Frida Kahlo Paintings

Many women have created their mark throughout history, and in art, one of those women was Frida Kahlo. Frida Kahlo was a German-Mexican painter known for her emblematic subject matter, vibrant canvases, and a large collection of self-portraits. Her interest in art gave her inspiration to explore different themes and saw it as an opportunity to express herself through her paintings. Her beautiful self portraits were always filled with sophistication and somehow graphic yet mesmerising. Frida’s Paintings and art style had elements of realism but also surrealism and grotesque imagery, but despite that, the attention to detail in her paintings were unreal!

The following are 5 of her most famous, renowned paintings loved by art enthusiasts;

The Two Fridas (1939)

The Two Fridas was painted at the time of Kahlo's divorce from Diego Rivera, and it is thought to be a representation of her grief. It's a self-portrait in two parts in which Frida wears a white European-style clothing with her heart torn and bleeding on the left, whereas Frida on the right wears a traditional Mexican outfit with her heart intact. The two Fridas may represent her upbringing and cultural influences and also how chaotic she felt during the time of her divorce.

The Broken Column (1944)

Kahlo's painting of The Broken Column express the trauma she experienced in her life as a result of the injuries she sustained in a bus accident she went through when she was younger, and this piece is the most visible representation of her suffering. Kahlo's body is opened up in this masterwork, and a crumbling stone column replaces her spine, indicating the accident's effects. Her nails are embedded in her face and body, and tears are visible on her face, but she maintains a straight expression to the audience.

The Wounded Deer (1946)

In this masterpiece, Frida actually used her pet Deer as a model and inspiration. She depicted herself as a deer, which are hunted in forests and are usually frail and delicate creatures. Frida saw this in herself because of how she was always suffering as her health was declining in the time of this painting. She had multiple illnesses, and was at the time still suffering from her long term injuries. She saw herself as a wounded animal who couldn’t do anything to help herself.

Self portrait between the borderline between Mexico and the United States (1932)

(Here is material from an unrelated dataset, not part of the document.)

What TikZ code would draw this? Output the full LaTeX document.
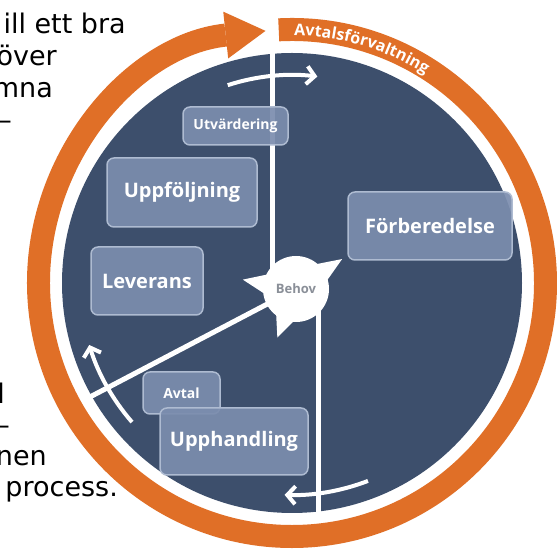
\documentclass[tikz,border=0pt]{standalone}
\usepackage{fontspec}
\setmainfont{DejaVu Sans}
\newfontfamily\phasefont{Open Sans}
\usepackage{xcolor}
\usepackage{tikz}
\usetikzlibrary{arrows.meta,decorations.text}

\definecolor{navy}{HTML}{3D4F6C}
\definecolor{ringorange}{HTML}{E06F27}
\definecolor{phasefill}{HTML}{7B8DAE}
\definecolor{phaseline}{HTML}{AEBBD1}
\definecolor{behovgray}{HTML}{8A8F98}

\begin{document}
\begin{tikzpicture}[
      x=1pt, y=1pt,
      phase/.style={draw=phaseline, line width=1.5pt, fill=phasefill, fill opacity=0.92, text opacity=1, rounded corners=7pt, text=white, inner sep=0pt, font=\phasefont\bfseries\fontsize{20}{20}\selectfont},
      small phase/.style={phase, font=\phasefont\bfseries\fontsize{14}{14}\selectfont},
      divider/.style={white, line width=5pt},
      cycle arrow/.style={white, line width=4pt, -{Straight Barb[length=8pt, width=18pt]}},
      body/.style={anchor=base east, inner sep=0pt, font=\fontsize{27}{27}\selectfont},
      >=Stealth
    ]
    \clip (0,0) rectangle (557,554);
    \fill[white] (0,0) rectangle (557,554);

    % text beside the wheel, cut by the edge
    \node[body] (t1) at (126,520) {ill ett bra};
    \node[body] (t2) at (57,488) {över};
    \node[body] (t3) at (53,456) {mna};
    \node[body] (t4) at (12,424) {–};
    \node[body] (t5) at (5,150) {l};
    \node[body] (t6) at (10,119) {–};
    \node[body] (t7) at (47,88) {nen};
    \node[body] (t8) at (118,57) {process.};

    \coordinate (c) at (292,271);
    \begin{scope}[shift={(c)}]
      \fill[navy] (0,0) circle[radius=230];
      \draw[ringorange, line width=23pt, -{Triangle[length=40pt, width=47pt, line width=0pt]}]
        (93:253.5) arc[start angle=93, end angle=-264, radius=253.5];
      \path[decorate, decoration={text along path, text align=left,
          text={|\phasefont\bfseries\fontsize{16}{16}\selectfont\color{white}|Avtalsförvaltning}}]
        (89.5:247.5) arc[start angle=89.5, end angle=35, radius=247.5];
      % the cycle
      \draw[cycle arrow] (108:208) arc[start angle=108, end angle=83, radius=208];
      \draw[cycle arrow] (-69:212) arc[start angle=-69, end angle=-92, radius=212];
      \draw[cycle arrow] (221:212) arc[start angle=221, end angle=197, radius=212];
    \end{scope}

    \coordinate (topend) at (272,514);
    \coordinate (bottomend) at (318,34);
    \coordinate (leftend) at (88,156);
    \coordinate (behovc) at (296,265);

    \draw[divider] (topend) -- (topend |- behovc);
    \draw[divider] (bottomend) -- (bottomend |- behovc);
    \draw[divider] (leftend) -- (behovc);

    % the need in the middle
    \begin{scope}[shift={(behovc)}]
      \fill[white] (170:54) -- (146:28) -- (196:28) -- cycle;
      \fill[white] (33:55) -- (8:28) -- (58:28) -- cycle;
      \fill[white] (249:52) -- (224:28) -- (274:28) -- cycle;
    \end{scope}
    \node[circle, fill=white, minimum size=66pt, inner sep=0pt, text=behovgray, font=\phasefont\bfseries\fontsize{13}{13}\selectfont] (behov) at (behovc) {Behov};

    % phases
    \node[small phase, minimum width=105pt, minimum height=38pt] (utv) at (235.5,428) {Utvärdering};
    \node[phase, minimum width=150pt, minimum height=69pt] (uppf) at (182,361.5) {Uppföljning};
    \node[phase, minimum width=112pt, minimum height=68pt] (lev) at (147,273) {Leverans};
    \node[phase, minimum width=164pt, minimum height=68pt] (forb) at (430,328) {Förberedelse};
    \node[small phase, minimum width=77pt, minimum height=42pt] (avtal) at (181.5,161) {Avtal};
    \node[phase, minimum width=148pt, minimum height=67pt] (upph) at (234,112.5) {Upphandling};
  \end{tikzpicture}
\end{document}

Frida loved to travel. She especially did with her husband Diego Rivera in which they lived in the States for four years. During these times though, she experienced many challenges like failed pregnancies. In this self portrait, she showed her dislike in the industrial and capitalist culture of the States as she was dreaming of a more simpler life in her home country, Mexico. The painting shows half of which are industrialised factories, and the other side a more greener area in which was seen as her ideal life in Mexico. She longed to be in her country in which she felt she belonged.

Roots (1943)

Her painting of Roots shows her physical body being cracked open by vines and “roots” signifying the human life cycle. It shows her concept of fertility, that everything starts from a seed. Her illustration of this concept was deeply rooted from the fact that she couldn’t have children and conveys how much she longs for something to grow out of her as a woman.

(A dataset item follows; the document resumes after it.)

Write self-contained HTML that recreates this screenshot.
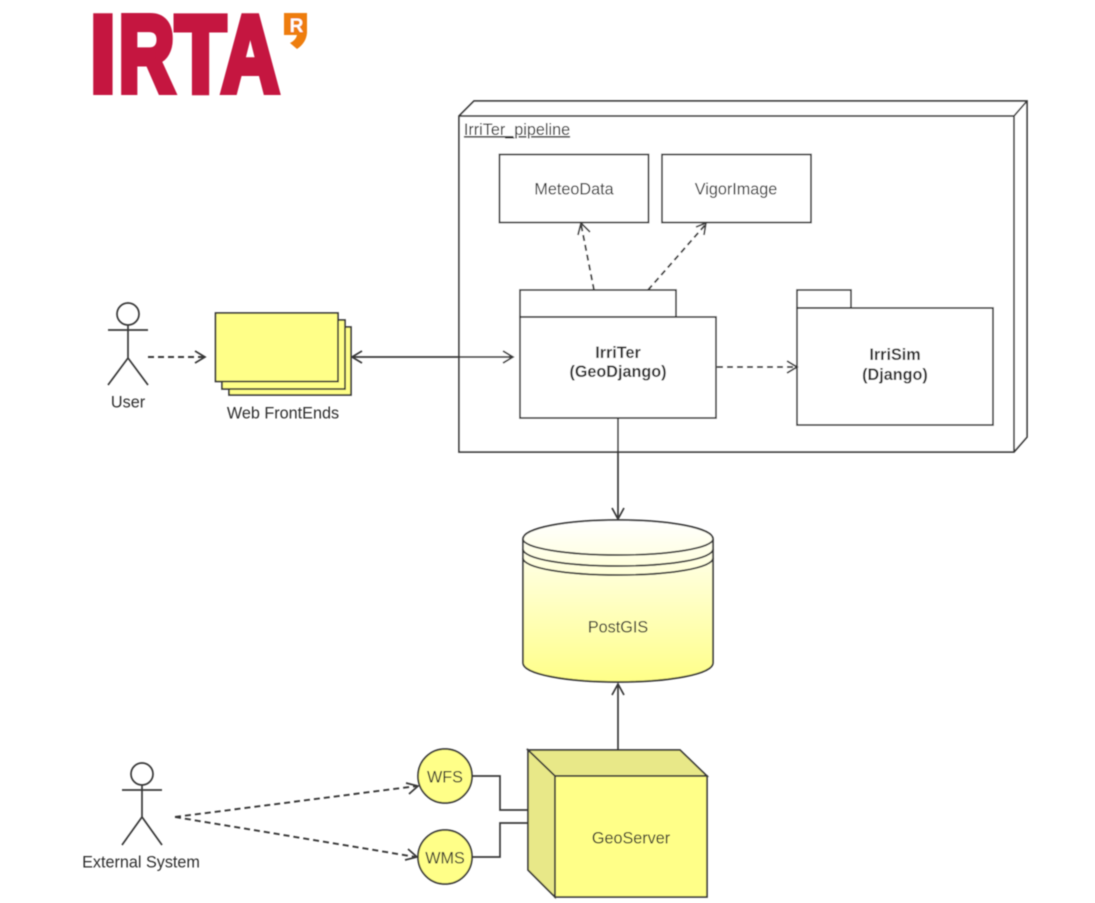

Here’s a little quiz to see how well you know about Frida Kahlo:

Question: Of what descent was Frida Kahlo of?
Answer: German-Mexican

Question: What type of paintings was she focused mainly on?
Answer: Self-Portraits 

Question: Who was Frida Kahlo's husband?
Answer: Diego Rivera

Question: Her painting of a wounded Frida was inspired by which pet?
Answer: A pet deer

Question: How long did Frida Kahlo live in the United States with her husband?
Answer: 4 years

Frida Kahlo surely was an artist who wasn’t afraid to illustrate her emotions and life through her paintings. Instead of letting her challenges eat her up, she was driven by them and didn’t let them surpass her abilities. Throughout her life, despite it being a bit miserable, she was able to put herself in the face of history by creating what she believed was beautiful despite her art being different to what was depicted as attractive. She wasn't afraid to be herself, and so should you.